Parmi les pays voisins, la Turquie est la plus à même d'asphyxier le Kurdistan par le biais du pétrole, menace qu'a récemment proférée le président Recep Tayyip Erdogan: quelque 550.000 des 600.000 barils/jour produits par Erbil sont exportés via un oléoduc débouchant dans le port turc de Ceyhan sur la Méditerranée (sud).

Mais l'Iran a aussi un rôle à jouer, dans la mesure où les Kurdes doivent impérativement pouvoir exporter leur mazout, faute de quoi leurs "raffineries ne peuvent pas continuer à fonctionner", a affirmé à l'AFP Ruba Husari, experte sur le pétrole irakien. "Dans le sens inverse, les Kurdes doivent importer du diesel, leurs raffineries n'en produisant pas assez", a-t-elle ajouté.

Interrogé par l'AFP, Arriz Abdallah, chef du groupe de l'Union Patriotique du Kurdistan (UPK de Talal Talabani) au Parlement kurde, a pour sa part exprimé son étonnement face aux "réactions violentes de Bagdad et des pays voisins" alors que le référendum n'a pas été suivi d'effets de la part d'Erbil.

"Toutes les mesures (de rétorsion) prises après le 25 septembre comme le fermeture des aéroports ou le gel des exportations, ce sont les citoyens qui vont en payer le prix", a-t-il avancé.

- 'Sécuriser les frontières' -

Pour accroître encore la pression, l'Iran a par ailleurs annoncé samedi qu'elle effectuerait "dans les prochains jours" des manœuvres avec l'Irak. Elles auront lieu "le long de la frontière commune", a dit à des journalistes le porte-parole des forces armées, Massoud Jazayeri, au terme d'une réunion de commandants iraniens.

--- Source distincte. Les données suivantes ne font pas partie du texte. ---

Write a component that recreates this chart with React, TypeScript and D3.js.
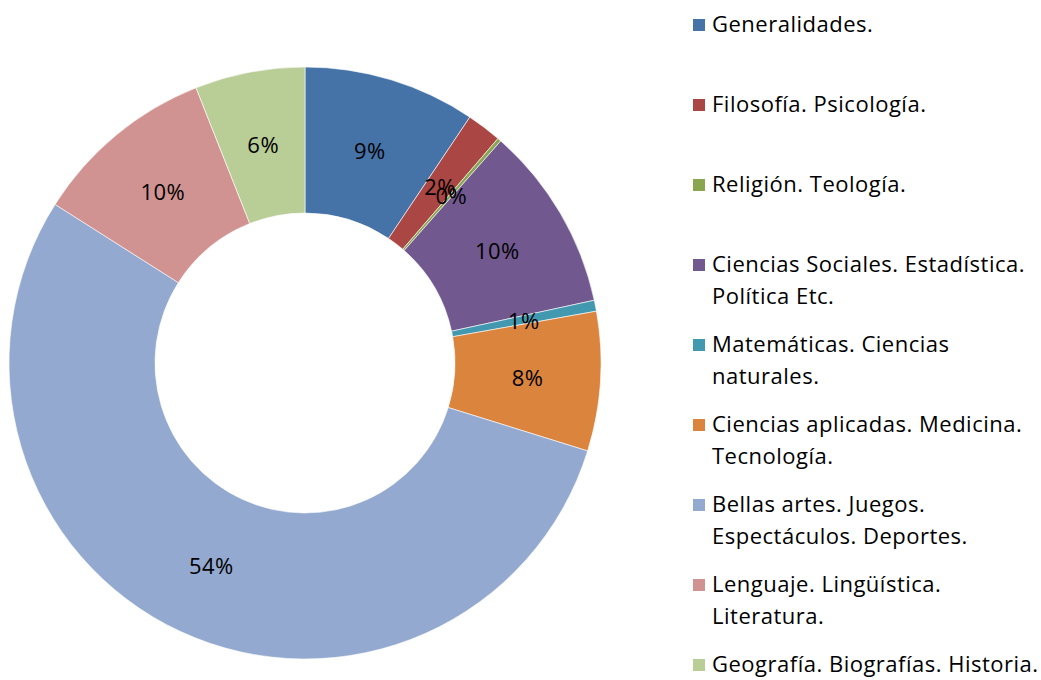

"Des décisions nécessaires ont été prises pour sécuriser les frontières et inviter" Bagdad "à prendre position aux points de passage", a-t-il ajouté.

Dans ce climat, de nombreux étrangers se sont empressés de quitter le Kurdistan vendredi, juste avant la suspension sine die des vols internationaux. Les derniers avions vers l'étranger ont quitté dans l'après-midi Erbil et Souleimaniyeh.

Cette interdiction ne concerne pas les vols humanitaires, militaires et diplomatiques, mais des ONG ont affirmé samedi commencé à subir les premiers impacts de la crise, dans un contexte humanitaire déjà difficile.

Sur la scène diplomatique, le Premier ministre irakien Haider al-Abadi a confirmé samedi avoir été invité par le président français Emmanuel Macron à se rendre à Paris le 5 octobre. Mais il a assuré qu'il n'existait "pas de relation entre l'invitation et la crise causée par le référendum inconstitutionnel".

La veille au soir, l'Elysée avait, dans un communiqué, "rappelé l’importance de préserver l’unité et l’intégrité de l’Irak tout en reconnaissant les droits du peuple kurde". "Toute escalade doit être évitée", avait ajouté Paris.